"Memory is the dairy we all carry about with us". Memories and Moments make our life. Are you interested in listening to one of my childhood memories? Can I call it a sweet memory you tell me.
May be it was the late 1980’s, before 35 years, I was in my maternal grandparent’s house, to spend the summer vacations. The house ‘Ramanilayam’ used to be our Tharavadu. Tharavadu means the common ancestorial house of grandparent where all children and grand children would visit or live together. All cousins would come, stay, fight and play here during our growing up days. The house would have bathroom with well on one side a little far from the main home. Toilet would be on the other side.
Summer was
the time when mango tree and jackfruit tree were not just loaded but would be laden
with fruits. There would be swings tied
to them. It would be great fun, celebrating festivals, swinging, playing, and dancing.
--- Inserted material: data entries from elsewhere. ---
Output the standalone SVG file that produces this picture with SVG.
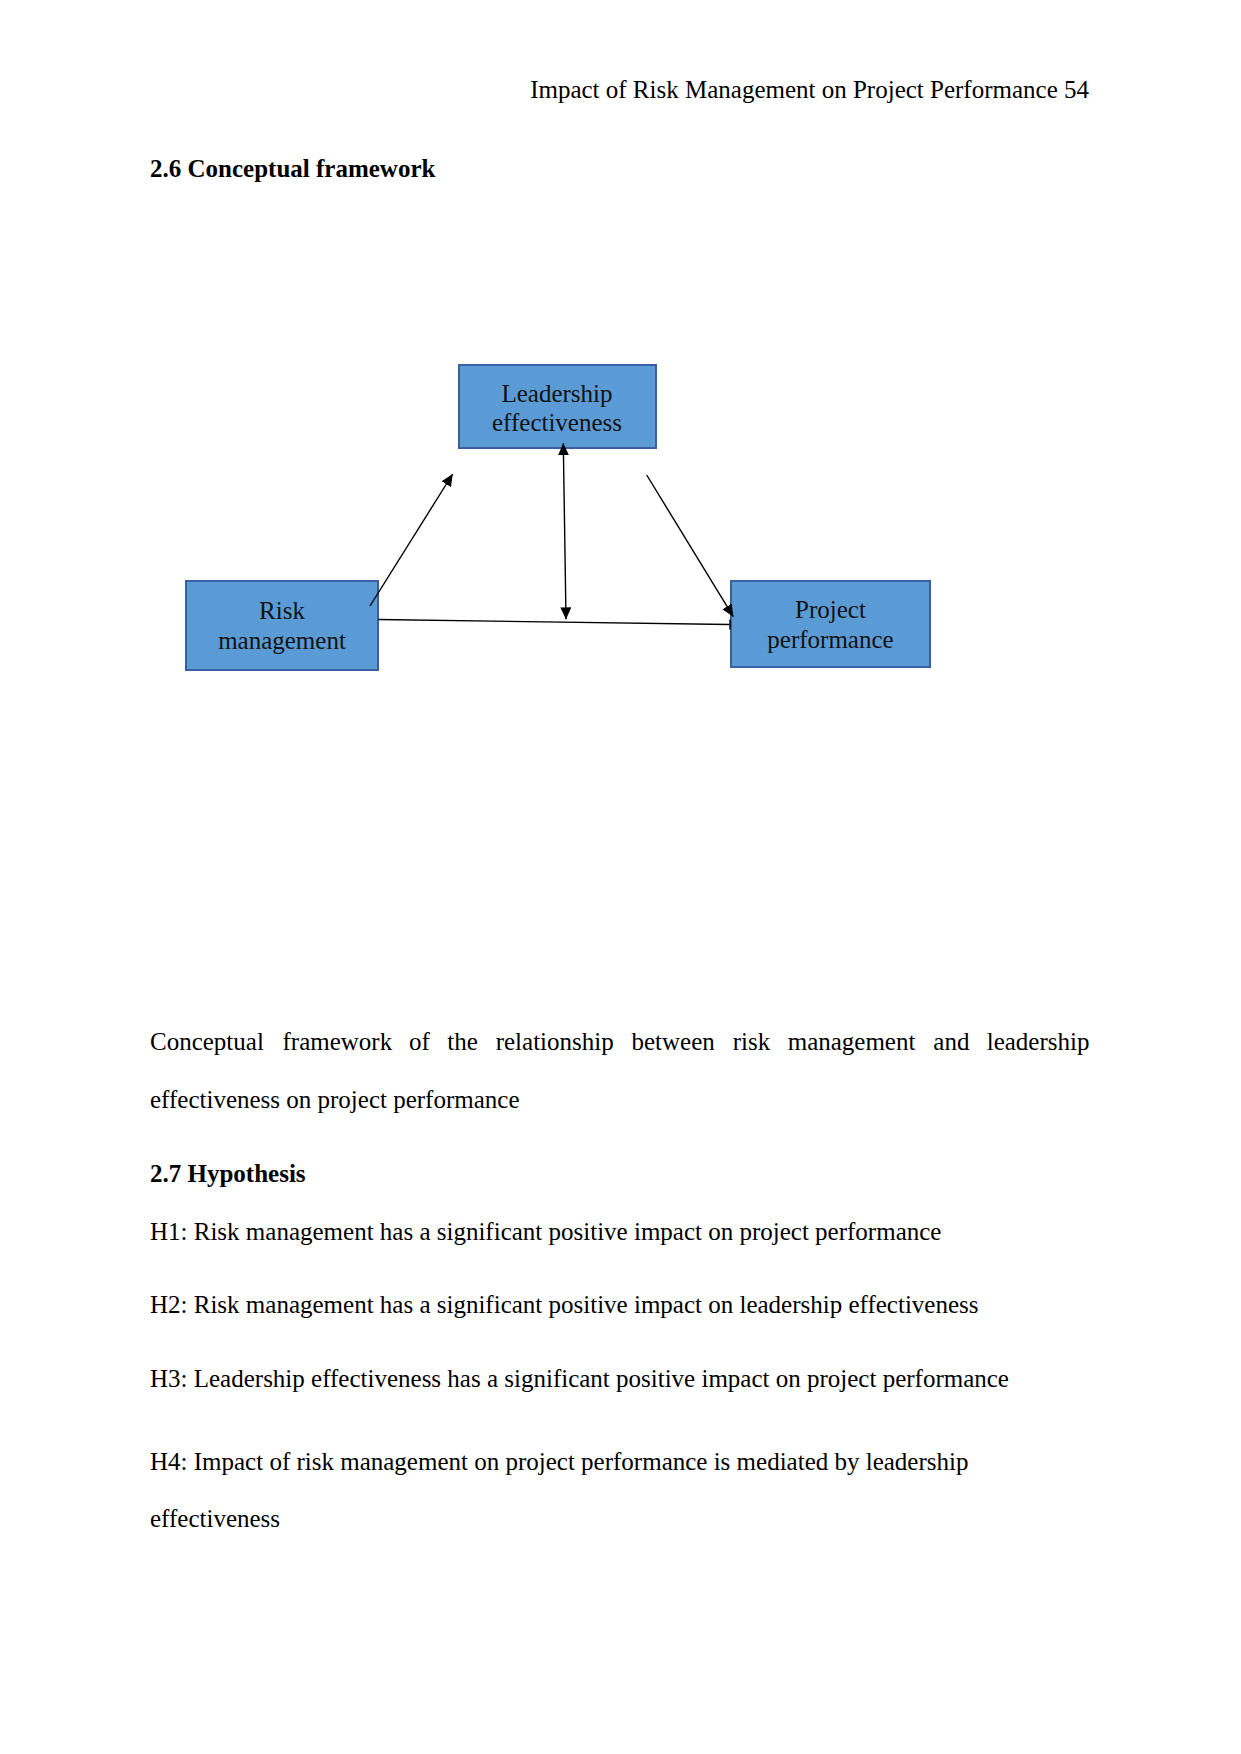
<svg xmlns="http://www.w3.org/2000/svg" width="1241" height="1754" viewBox="0 0 1241 1754">
<style>
.t{font-family:"Liberation Serif","Times New Roman",serif;font-size:25px;fill:#000}
.b{font-weight:bold}
.box{fill:#5B9BD5;stroke:#3A5FA0;stroke-width:2}
.lbl{font-family:"Liberation Serif","Times New Roman",serif;font-size:25px;fill:#111;text-anchor:middle}
.c{stroke:#000;stroke-width:1.4;fill:none}
</style>
<defs>
<marker id="ah" viewBox="0 0 12 11" refX="12" refY="5.5" markerWidth="12" markerHeight="11" markerUnits="userSpaceOnUse" orient="auto-start-reverse">
<path d="M0,0 L12,5.5 L0,11 z" fill="#000"/>
</marker>
</defs>
<rect width="1241" height="1754" fill="#fff"/>
<text class="t" x="1089" y="98" text-anchor="end">Impact of Risk Management on Project Performance 54</text>
<text class="t b" x="150" y="177">2.6 Conceptual framework</text>

<g id="node-leadership">
<rect class="box" x="459" y="365" width="197" height="83"/>
<text class="lbl" x="557" y="402">Leadership</text>
<text class="lbl" x="557" y="431">effectiveness</text>
</g>
<g id="node-risk">
<rect class="box" x="186" y="581" width="192" height="89"/>
<text class="lbl" x="282" y="619">Risk</text>
<text class="lbl" x="282" y="649">management</text>
</g>
<g id="node-project">
<rect class="box" x="731" y="581" width="199" height="86"/>
<text class="lbl" x="830.5" y="618">Project</text>
<text class="lbl" x="830.5" y="648">performance</text>
</g>

<g id="connectors">
<line class="c" x1="370" y1="606" x2="452.7" y2="474" marker-end="url(#ah)"/>
<line class="c" x1="563.3" y1="443.3" x2="566" y2="619.3" marker-start="url(#ah)" marker-end="url(#ah)"/>
<line class="c" x1="378.5" y1="619.5" x2="730" y2="624.5"/>
<line class="c" x1="730" y1="619.5" x2="730" y2="629.5"/>
<line class="c" x1="646.7" y1="475" x2="733.3" y2="616.7" marker-end="url(#ah)"/>
</g>

<text class="t" y="1050"><tspan x="150">Conceptual</tspan><tspan x="282.5">framework</tspan><tspan x="409">of</tspan><tspan x="447.3">the</tspan><tspan x="495.7">relationship</tspan><tspan x="631.5">between</tspan><tspan x="732.7">risk</tspan><tspan x="787.7">management</tspan><tspan x="933.3">and</tspan><tspan x="986.7">leadership</tspan></text>
<text class="t" x="150" y="1108">effectiveness on project performance</text>
<text class="t b" x="150" y="1182">2.7 Hypothesis</text>
<text class="t" x="150" y="1240">H1: Risk management has a significant positive impact on project performance</text>
<text class="t" x="150" y="1313">H2: Risk management has a significant positive impact on leadership effectiveness</text>
<text class="t" x="150" y="1387">H3: Leadership effectiveness has a significant positive impact on project performance</text>
<text class="t" x="150" y="1470">H4: Impact of risk management on project performance is mediated by leadership</text>
<text class="t" x="150" y="1527">effectiveness</text>
</svg>
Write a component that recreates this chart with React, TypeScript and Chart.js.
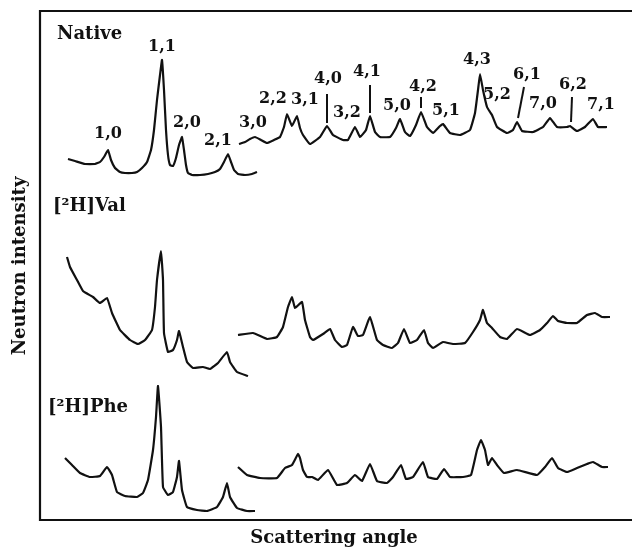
import React, { useEffect, useRef } from "react";
import { Chart, registerables } from "chart.js";
Chart.register(...registerables);

// Scattering angle (arbitrary units), neutron intensity (arbitrary units)
const nativeLow: [number, number][] = [
  [68,361],[75,359],[85,356],[95,356],[100,358],[104,363],[108,370],[111,360],[115,352],[120,348],[125,347],[132,347],[137,348],[142,352],[147,358],[151,370],[154,390],[157,420],[160,445],[162,460],[164,430],[166,390],[168,365],[170,355],[173,354],[176,362],[179,375],[182,383],[184,370],[186,355],[188,347],[192,345],[200,345],[208,346],[215,348],[220,351],[224,358],[228,366],[231,358],[234,350],[238,346],[245,345],[252,346],[257,348],
];
const nativeHigh: [number, number][] = [
  [239,376],[245,378],[250,381],[255,383],[261,380],[267,377],[274,380],[280,383],[284,393],[287,406],[292,394],[297,404],[300,392],[303,385],[310,376],[320,383],[327,394],[333,385],[343,380],[348,380],[355,393],[360,383],[366,390],[370,404],[375,388],[380,383],[390,383],[396,392],[400,401],[405,388],[410,384],[416,395],[421,408],[427,393],[433,387],[440,394],[443,396],[450,387],[460,385],[470,390],[475,407],[478,430],[480,446],[483,430],[487,413],[490,408],[492,405],[497,393],[507,387],[513,390],[517,398],[522,389],[533,388],[543,393],[550,402],[557,393],[567,393],[570,394],[577,389],[585,393],[593,401],[598,393],[607,393],
];
const valLow: [number, number][] = [
  [67,263],[70,253],[77,240],[83,229],[93,223],[100,217],[107,222],[112,207],[120,190],[130,180],[138,176],[145,180],[152,190],[155,213],[157,240],[161,269],[163,240],[164,187],[168,168],[173,170],[177,180],[179,189],[183,173],[187,158],[193,152],[203,153],[210,151],[218,157],[227,168],[230,158],[237,148],[248,144],
];
const valHigh: [number, number][] = [
  [238,185],[253,187],[267,181],[277,183],[283,193],[288,213],[292,223],[295,212],[302,218],[305,200],[310,183],[313,180],[323,186],[330,191],[335,180],[342,173],[347,175],[353,193],[358,184],[363,185],[370,203],[377,180],[383,175],[392,172],[398,177],[404,191],[410,177],[417,180],[424,190],[428,177],[433,172],[443,178],[453,176],[465,177],[473,188],[480,200],[483,210],[487,197],[492,192],[500,183],[507,181],[517,191],[530,185],[540,190],[547,197],[553,204],[558,199],[567,197],[577,197],[587,205],[595,207],[602,203],[610,203],
];
const pheLow: [number, number][] = [
  [65,62],[72,55],[80,47],[90,43],[100,44],[107,53],[112,45],[117,28],[125,24],[137,23],[143,27],[148,40],[153,70],[156,103],[158,134],[161,93],[163,33],[168,25],[173,28],[177,43],[179,59],[182,30],[187,13],[197,10],[207,9],[217,13],[223,23],[227,37],[230,23],[237,12],[247,9],[255,9],
];
const pheHigh: [number, number][] = [
  [238,53],[247,45],[260,42],[277,42],[285,52],[292,55],[298,66],[300,62],[303,50],[307,43],[312,43],[318,40],[328,50],[337,35],[347,37],[355,45],[362,39],[370,56],[377,39],[387,37],[393,43],[401,55],[406,41],[413,43],[423,58],[428,43],[437,41],[444,51],[450,43],[463,43],[471,45],[477,70],[481,80],[485,70],[488,55],[492,62],[497,55],[504,47],[517,50],[537,45],[545,53],[552,62],[558,52],[567,48],[577,52],[587,56],[593,58],[602,53],[608,53],
];

// Reflection (h,k) labels on the Native trace
const reflectionLabels = ["1,0","1,1","2,0","2,1","3,0","2,2","3,1","4,0","3,2","4,1","5,0","4,2","5,1","4,3","5,2","6,1","7,0","6,2","7,1"];
const reflectionX = [108,162,187,218,253,273,305,328,347,367,397,423,446,477,497,527,543,573,601];
const reflectionY = [386,473,397,379,397,421,420,441,407,448,414,433,409,460,425,445,416,435,415];

// Leader lines: [xTop, yTop, xBottom, yBottom]
const leaders: [number, number, number, number][] = [
  [327,426,327,397],
  [370,435,370,407],
  [421,423,421,412],
  [524,433,518,402],
  [572,423,571,398],
];

const panelNames = ["Native", "[²H]Val", "[²H]Phe"];
const panelX = [57, 53, 48];
const panelY = [486, 314, 113];

const xTitle = "Scattering angle";
const yTitle = "Neutron intensity";

const FONT = "'DejaVu Serif', serif";

export default function App() {
  const ref = useRef<HTMLCanvasElement | null>(null);
  useEffect(() => {
    if (!ref.current) return;
    const toXY = (a: [number, number][]) => a.map(([x, y]) => ({ x, y }));
    const traces = [nativeLow, nativeHigh, valLow, valHigh, pheLow, pheHigh];
    const datasets: any[] = traces.map((t) => ({
      data: toXY(t),
      showLine: true,
      borderColor: "#111",
      borderWidth: 2.2,
      pointRadius: 0,
      tension: 0.1,
    }));
    leaders.forEach((l) => {
      datasets.push({
        data: [{ x: l[0], y: l[1] }, { x: l[2], y: l[3] }],
        showLine: true,
        borderColor: "#111",
        borderWidth: 2,
        pointRadius: 0,
      });
    });
    const textPlugin = {
      id: "texts",
      afterDraw(chart: any) {
        const { ctx, chartArea: ca, scales } = chart;
        const xs = scales.x, ys = scales.y;
        ctx.save();
        ctx.strokeStyle = "#111";
        ctx.lineWidth = 2.2;
        ctx.beginPath();
        ctx.moveTo(ca.right, ca.top);
        ctx.lineTo(ca.left, ca.top);
        ctx.lineTo(ca.left, ca.bottom);
        ctx.lineTo(ca.right, ca.bottom);
        ctx.stroke();
        ctx.fillStyle = "#111";
        ctx.textAlign = "center";
        ctx.textBaseline = "middle";
        ctx.font = `bold 16px ${FONT}`;
        reflectionLabels.forEach((t, i) => {
          ctx.fillText(t, xs.getPixelForValue(reflectionX[i]), ys.getPixelForValue(reflectionY[i]));
        });
        ctx.textAlign = "left";
        ctx.font = `bold 18px ${FONT}`;
        panelNames.forEach((t, i) => {
          ctx.fillText(t, xs.getPixelForValue(panelX[i]), ys.getPixelForValue(panelY[i]));
        });
        ctx.textAlign = "center";
        ctx.font = `bold 18px ${FONT}`;
        ctx.fillText(xTitle, 334, 538);
        ctx.translate(20, 266);
        ctx.rotate(-Math.PI / 2);
        ctx.fillText(yTitle, 0, 0);
        ctx.restore();
      },
    };
    const chart = new Chart(ref.current, {
      type: "scatter",
      data: { datasets },
      options: {
        animation: false,
        responsive: false,
        layout: { padding: { left: 40, right: 0, top: 11, bottom: 30 } },
        plugins: { legend: { display: false }, tooltip: { enabled: false } },
        scales: {
          x: { type: "linear", min: 40, max: 632, display: false },
          y: { type: "linear", min: 0, max: 509, display: false },
        },
      },
      plugins: [textPlugin],
    });
    return () => chart.destroy();
  }, []);
  return (
    <div style={{ position: "fixed", left: 0, top: 0, width: 632, height: 550, background: "#fff" }}>
      <canvas ref={ref} width={632} height={550} />
    </div>
  );
}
Also, there would be heaps of dried
paddy called haystack stored as pointed piles. Haystacks come in different shapes and sizes,
including piles of rectangular blocks of hay; rounded bales; and pointed piles
of hay. We were forbidden from lighting fire anywhere near it. It is
normally fed to farm animals.
We children
would run around the house, the haystack and the bathroom. There would be a
small sink hole, manmade, where a motor would be kept, to pull water from the
well. In it would grow, the ‘touch me not’ plants, the Kattu Thumba, and other plants
that cause skin blisters like the poison Ivy, Oak , sumac, hogweed, wild parsnip, stinging
nettle covering the motor. They would not be removed for two reasons, it would
be tough to cut them out, and they would safeguard the motor and prevent thieves
from steeling it.
As we were
playing one day, do not remember exactly which game, but I think it was hide
and seek; I was behind the well, hiding myself when my cousin came in search of
me, I kept moving backward, from the direction my cousin was coming with focus
on him so that he would not find me.
There I went ‘thud’ into the motorpit. I was shocked, crying and
screeming. All kids came around and joined me in shouting for help.
My grandfather was enjoying listening to the radio in the front room, which had a door facing the entrance and another towards the direction of bathroom.
He came
running, put his hands into the pit, asked me to catch it and pull myself up.
My body was full of blisters, I was crying, and there comes another ‘thud’ on
my face, a slap, with message loud and clear, “You fell, because you were not
careful; be careful going forward.” I was dumfounded. Unaware what went wrong.
I did have
a grudge against my grandfather for a while, but my mother made me realise the
importance of that warning, and how bad things could have turned out. I could
have fallen into the well from the hole where the pipe from motor goes into the
well too. We both loved each other dearly. I was his first grandchild, so very special
to him.
As years
pass by, I see the number of lessons from that event. These days, elders are
not allowed to scold young ones. I wonder how long the lessons given out of
love would last. For me, that was a lesson in E+R=O . There are some events and
Outcomes that we cannot change in our life. But what we can control is our
responses towards them. Whether it be going behind carefully, being aware of
the surroundings or being caught, and running ahead to be not out; rather than
falling into a pit. Also, it was upto me
on how I take that lesson, and continue my relationship with my granddad.
My lesson that day was 'Look before you leap'.
Thanks to
my mother and elders around, for the wonderful lessons during the growing up
days, that moulded me into the person I am today.